We all know living in the Northeast, that March has come in like a Lion with the cold and snowstorms, let’s hope it leaves like a lamb. As for the markets, investors are hoping that the markets that are coming in like a Bull and will leave like a Bull (not a bear).
Stocks ended the week mixed after losses related to a lower fourth-quarter Gross Domestic Product estimate. However, after a lackluster January, the major indices ended February on an upbeat note, with the S&P 500 posting a 5.5% gain.1 For the week, the S&P 500 lost 0.27%, the Dow lost edged down 0.04%, and the NASDAQ gained 0.15%.2
Though we’re two-thirds through with the first quarter of 2015, investors were thinking about fourth-quarter 2014 GDP last week. The revised estimate shows that the economy grew 2.2% in the final three months of the year, lower than the 2.6% originally reported. However, the good news is that consumer spending, one of the largest contributors to the economy, grew at the fastest pace in four years.3 A significant downward revision of business inventories, a measure of how optimistic U.S. firms are about future demand, was mostly responsible for the lower GDP report.4
Federal Reserve chair Janet Yellen gave investors some more guidance about interest rates in speeches before the House and Senate. Though she still preaches patience, she also indicated that the central bank might raise rates as early as July. Though the rate raise may give stocks the jitters, banks may respond by raising consumer rates to compete for your business. On the other hand, higher rates could drag on the housing market.5
With earnings season largely over, we can start drawing some conclusions about how U.S. companies did in the fourth quarter. Overall, Q4 earnings gave us a mixed picture. Out of 465 S&P 500 companies, earnings were up 6.5 percent over fourth quarter 2013, but revenues were up just 1.6 percent.6 These results suggest that many firms are still struggling with weak demand. Many firms also issued low guidance for the first quarter of 2015, indicating that they’re worried about their growth prospects this year – this squares with the lower business inventories data found in the Q4 GDP report.7 Hopefully, we’ll see lower energy prices push up spending and help U.S. companies beat their earnings estimates.

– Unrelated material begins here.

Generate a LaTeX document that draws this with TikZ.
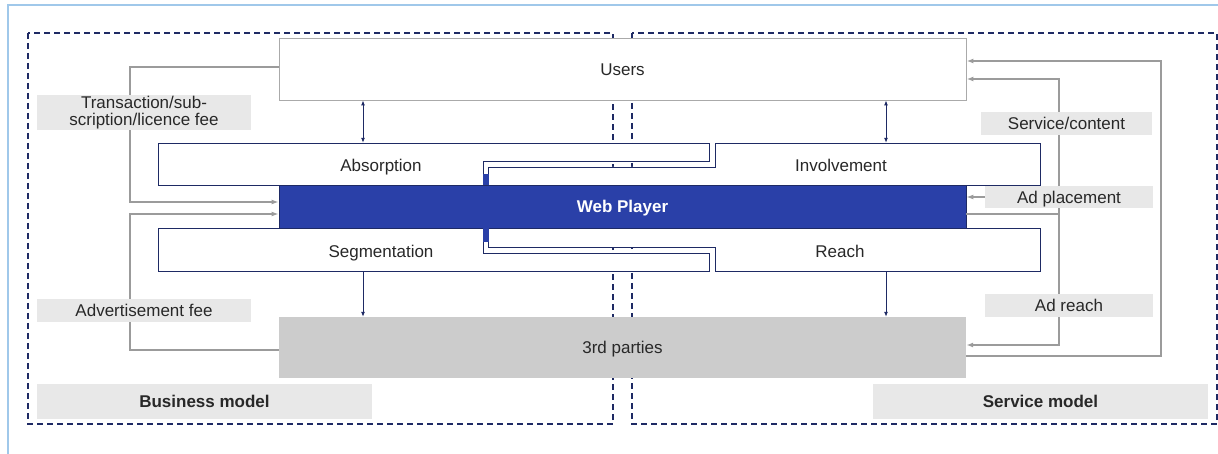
\documentclass[tikz,border=0pt]{standalone}
\usepackage{fontspec}
\setmainfont{Liberation Sans}
\usetikzlibrary{arrows.meta}
\definecolor{webblue}{RGB}{42,64,168}
\definecolor{navy}{RGB}{30,42,100}
\definecolor{lgray}{RGB}{155,155,155}
\definecolor{lblfill}{RGB}{232,232,232}
\definecolor{thirdfill}{RGB}{204,204,204}
\definecolor{usersborder}{RGB}{170,170,170}
\definecolor{txt}{RGB}{40,40,40}
\definecolor{frameblue}{RGB}{160,200,234}
\begin{document}
\begin{tikzpicture}[x=1pt,y=-1pt,
  every node/.style={font=\fontsize{17}{17}\selectfont, text=txt},
  cc/.style={text height=12.2pt, text depth=0pt},
  bold/.style={font=\fontsize{17}{17}\selectfont\bfseries},
  gline/.style={draw=lgray, line width=1.4pt},
  garrow/.style={gline, -{Latex[length=7pt,width=5pt]}},
  narrow/.style={draw=navy, line width=0.9pt},
  ntip/.style={-{Latex[length=5pt,width=4pt]}},
  nboth/.style={{Latex[length=5pt,width=4pt]}-{Latex[length=5pt,width=4pt]}},
  lbl/.style={fill=lblfill, inner sep=0pt, align=center},
  shapebox/.style={draw=navy, fill=white, line width=0.8pt},
  ghost/.style={inner sep=0pt, draw=none},
  dashbox/.style={draw=navy, line width=1.3pt, dash pattern=on 6pt off 4pt}]
\useasboundingbox (0,0) rectangle (1218,454);
% outer frame
\draw[frameblue, line width=1.3pt] (8,454) -- (8,5) -- (1218,5);
% dashed model areas
\draw[dashbox] (28,33) rectangle (613,424);
\draw[dashbox] (632,33) rectangle (1217,424);

% main boxes
\node[cc, draw=usersborder, fill=white, line width=0.9pt, minimum width=687pt, minimum height=62pt, inner sep=0pt] (users) at (622.5,69) {Users};
\node[cc, fill=thirdfill, minimum width=687pt, minimum height=61pt, inner sep=0pt] (third) at (622.5,347.5) {3rd parties};

% interlocking shapes
\draw[shapebox] (158,143) -- (709,143) -- (709,161) -- (483,161) -- (483,185) -- (158,185) -- cycle;
\draw[shapebox] (715,143) -- (1040,143) -- (1040,185) -- (488,185) -- (488,167) -- (715,167) -- cycle;
\draw[shapebox] (158,228) -- (483,228) -- (483,253) -- (709,253) -- (709,271) -- (158,271) -- cycle;
\draw[shapebox] (488,228) -- (1040,228) -- (1040,271) -- (715,271) -- (715,247) -- (488,247) -- cycle;
\node[ghost, minimum width=325pt, minimum height=42pt] (absbox) at (320.5,164) {};
\node[ghost, minimum width=325pt, minimum height=42pt] (invbox) at (877.5,164) {};
\node[ghost, minimum width=325pt, minimum height=43pt] (segbox) at (320.5,249.5) {};
\node[ghost, minimum width=325pt, minimum height=43pt] (reabox) at (877.5,249.5) {};
\node[cc] (absorption) at (381,165) {Absorption};
\node[cc] (involvement) at (841,165) {Involvement};
\node[cc] (segmentation) at (381,251) {Segmentation};
\node[cc] (reach) at (840,251) {Reach};

% web player
\node[cc, fill=webblue, draw=navy, line width=0.8pt, minimum width=687pt, minimum height=43pt, inner sep=0pt, text=white, bold] (web) at (622.5,206.5) {Web Player};
\fill[webblue] (483,174) rectangle (488.5,185);
\fill[webblue] (483,228) rectangle (488.5,242);

% gray flows (left)
\coordinate (gL) at (130,0);
\draw[garrow] (users.west |- 0,67) -| (gL |- 0,202) -- (web.west |- 0,202);
\draw[garrow] (third.west |- 0,350) -| (gL |- 0,214) -- (web.west |- 0,214);
% gray flows (right)
\coordinate (gR1) at (1059,0);
\coordinate (gR2) at (1161,0);
\draw[garrow] (third.east |- 0,356) -| (gR2 |- 0,61) -- (users.east |- 0,61);
\draw[garrow] (web.east |- 0,214) -| (gR1 |- 0,79) -- (users.east |- 0,79);
\draw[garrow] (web.east |- 0,214) -| (gR1 |- 0,345) -- (third.east |- 0,345);

% navy arrows
\coordinate (xL) at (363,0);
\coordinate (xR) at (886,0);
\draw[narrow, nboth] (users.south -| xL) -- (absbox.north -| xL);
\draw[narrow, nboth] (users.south -| xR) -- (invbox.north -| xR);
\draw[narrow, ntip] (segbox.south -| xL) -- (third.north -| xL);
\draw[narrow, ntip] (reabox.south -| xR) -- (third.north -| xR);

% labels
\node[lbl, minimum width=214pt, minimum height=35pt] (fee1) at (144,113) {Transaction/sub-\\scription/licence fee};
\node[lbl, cc, minimum width=214pt, minimum height=23pt] (fee2) at (144,310.5) {Advertisement fee};
\node[lbl, cc, minimum width=171pt, minimum height=23pt] (svc) at (1066.5,123.5) {Service/content};
\node[lbl, cc, minimum width=168pt, minimum height=22pt] (adpl) at (1069,197) {Ad placement};
\node[lbl, cc, minimum width=168pt, minimum height=23pt] (adre) at (1069,305.5) {Ad reach};
\draw[garrow] (adpl.west) -- (adpl.west -| web.east);
\node[lbl, cc, bold, minimum width=335pt, minimum height=35pt] (bm) at (204.5,401.5) {Business model};
\node[lbl, cc, bold, minimum width=335pt, minimum height=35pt] (sm) at (1040.5,401.5) {Service model};
\end{tikzpicture}
\end{document}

Looking ahead, analysts will be focusing on the February jobs report this week, which they hope will show that the labor market continues to recover. Investors will spotlight wage growth, a key figure that indicates how much more money workers have in their wallets.8 Economists anticipate that improving job prospects and low gasoline prices could support increased consumer spending this quarter.